I came to China to work as a “foreign expert” at an English-language newspaper. I edit stories largely written by a Chinese staff. English is of course not their first language and it is my job to “polish” those stories and make them sound like they were written by a native speaker. I enjoy the work. And in the course of doing it, I enjoy learning about China and Chinese culture. I don’t get mixed up in Chinese politics, though I observe and learn and marvel at it all. This, after all, is still a country hanging on to its communist roots but make no mistake capitalism is present in all its forms. The Chinese live to buy and sell.

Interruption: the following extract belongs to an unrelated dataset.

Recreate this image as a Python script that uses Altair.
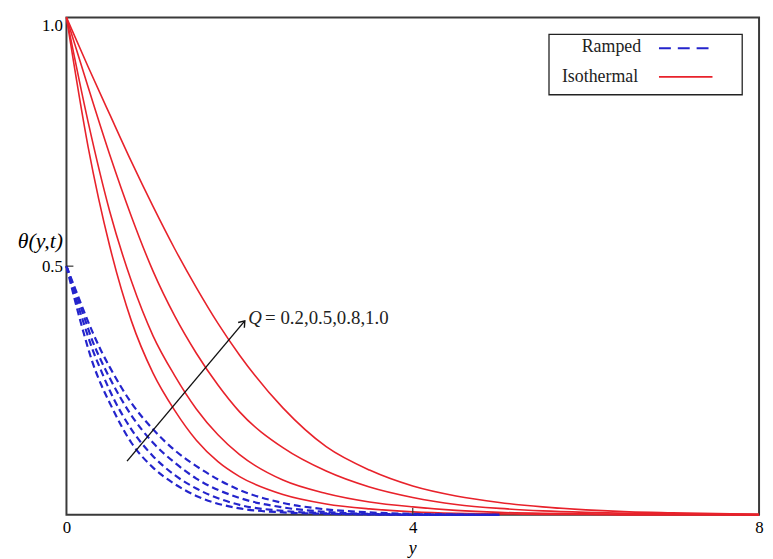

There is much to love about China. I’ve stood on remote stretches of the Great Wall, with no tourists, just locals around, looking at the undulating structure wend across mountains, looking like a giant brown serpent. What an amazing fete. I’ve walked – twice – from one end of the Forbidden City to the next, through gardens and palaces from which emperors ruled this land for centuries. I’ve stood in Tiananmen Square, which gained worldwide notoriety for the democracy protests and violent crackdown. And I live day in and day out what the Chinese experience day in and day out: crowded subways with thousands of humans pressed against each other like sardines; the constant spitting;
the rudeness and generally uncivil behavior and the “me first” selfishness that happens wherever there’s a crowd. But I’ve also experienced friendly faces and wide smiles and people so welcoming and helpful beyond anything. I’m often asked if the people are friendly in China and to that I say yes, but of course there are bad apples all over the world. More often than not, I enjoy China. There are days I just wish I would have stayed in bed. And there are days when I’m grinning from ear to ear because I am so happy to be living in China, experiencing what relatively few in the world will ever experience, such as my recent trip from Beijing to Hong Kong by high-speed train. China has built itself an amazing network of high-speed rails, which has cut travel from one city to the next. A trip that may have taken several days now takes relatively few hours. And the scenery, wow, the scenery.
I will be in China at least until October. I will bring you here more about my experiences and more often. For now, I say, if you can swing it and travel to China, do it. Your biggest expense will likely be the flight. You can score reasonably priced hotels and food is cheap if you know where to look. China is open to the world as it hasn’t been before. Now is the time to see it, live it, be a part of it.